What is the best way to reuse a borrowed struct field if it doesn't implement the Copy or Clone trait?

Question

I am writing a client for a TCP server

use std::net::TcpStream;
use std::io::{Read, Write, Error};

pub struct Client {
    addr: String,
    conn: Option<TcpStream>,
}

impl Client {
    pub fn connect(&mut self) {
        let res = TcpStream::connect(&self.addr);
        match res {
            Ok(c) => {
                self.conn = Some(c);
            },
            Err(_) => panic!(),
        }
    }

    pub fn version(self) -> Result<[u8; 8], Error> {
        let mut ver: [u8; 8] = [0;8];
        let command_string = b"VERSION\r\n";
        let res = self.conn.unwrap().write(&command_string[0..]);
        match res {
            Ok(_) => self.conn.unwrap().read(&mut ver[..]),
            Err(e) => panic!(e)
        };
        Ok(ver)
    }
}

The version method returns an error

error[E0382]: use of moved value: `self.conn`

when I try to reuse the reference. I thought about using #[derive(Copy, Clone)] but since these traits are not implemented for TCPStream I am not sure what to do. What would be the best way to achieve reading and writing to a server in a method (btw there will be many such methods like version which will both read and write to the server)

I am still new to rust and trying to wrap my head around ownership concepts so I apologise if this is a stupid question but since I want to discuss various approaches (if indeed there are multiple approaches to solving this problem) to reuse un-Clonable/Copyable fields I thought this question was worth asking.

Answer 1

The version method returns an error when I try to reuse the reference

self.conn is not a reference; it is an owned value. Because Option::unwrap takes it by value (and its type does not implement Copy), you can't reuse it after calling .unwrap() on it; that would lead to unsafety.

But you could just store the result of calling unwrap into a new variable, and use that instead:

    pub fn version(self) -> io::Result<[u8; 8]> {
        let mut ver: [u8; 8] = [0;8];
        const COMMAND_STRING: &[u8] = b"VERSION\r\n";
        let mut conn = self.conn.unwrap();
        conn.write(COMMAND_STRING)?;
        conn.read(&mut ver[..])?;
        Ok(ver)
    }

This is possible because io::Write::write and io::Read::read both take &mut self, which means that neither one needs to take conn by value. Instead, conn will be dropped at the end of version. See also How to prevent a value from being moved?

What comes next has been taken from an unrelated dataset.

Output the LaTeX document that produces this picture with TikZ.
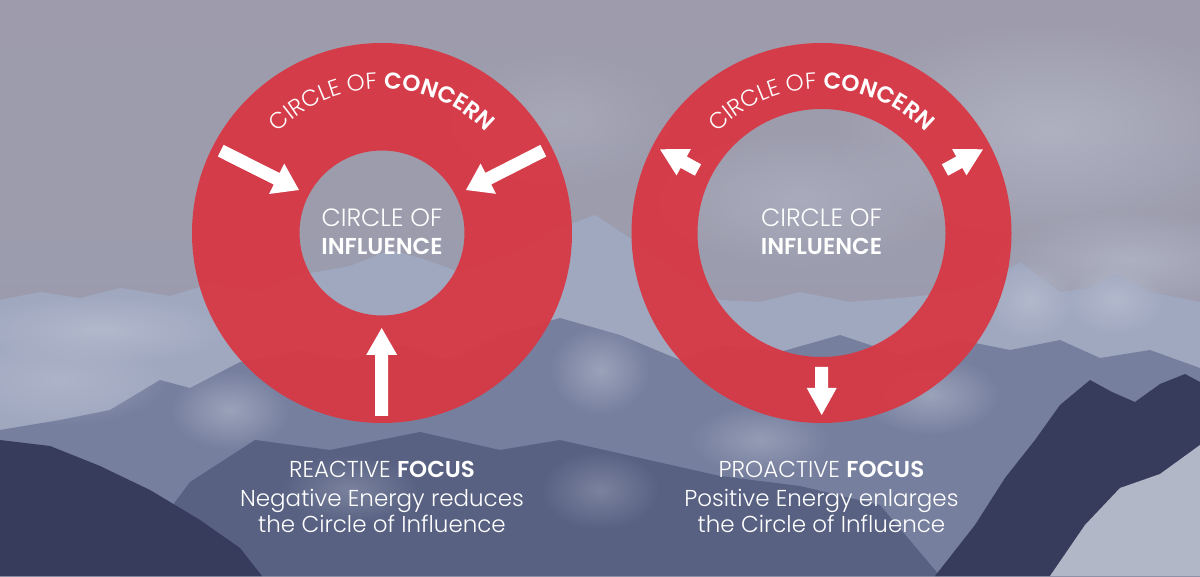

I've made several further changes, which you may consider suggestions:

• io::Result<_> is an alias for Result<_, io::Error>, so I changed the declared return type. This is a common pattern in many libraries, and I find this form easier to understand quickly.
• conn.read() returns an io::Result, which was previously being ignored. Now conn.write() and conn.read() both raise errors to the caller with the special ? operator. You can replace ? with .unwrap() if you want errors to panic instead of propagate. See What is this question mark operator about?
• COMMAND_STRING is a constant. It's debatable whether having this name at all is useful compared to just conn.write(b"VERSION\r\n"), but if you're going to have it, a const seems the right way to go. In principle the compiler can optimize consts better than regular variables; in practice it's not likely to make much difference in this case, but when a const is more explicit about how the value is used, there's no reason not to.

Using an actual reference

If you actually want version to take self by reference, and therefore you don't want it to unwrap and destroy self.conn, you can use Option::as_ref to make that work.

    pub fn version(&self) -> io::Result<[u8; 8]> {  // NOTE: `&self`
        let mut ver: [u8; 8] = [0;8];
        let mut conn = self.conn.as_ref().unwrap(); // NOTE: `.as_ref()`
        conn.write(b"VERSION\r\n")?;
        conn.read(&mut ver[..])?;
        Ok(ver)
    }

Playground link

as_ref turns a &Option<_> into a Option<&_>, so that unwrapping it does not consume self.conn but just returns the reference. See Cannot move out of borrowed content when unwrapping.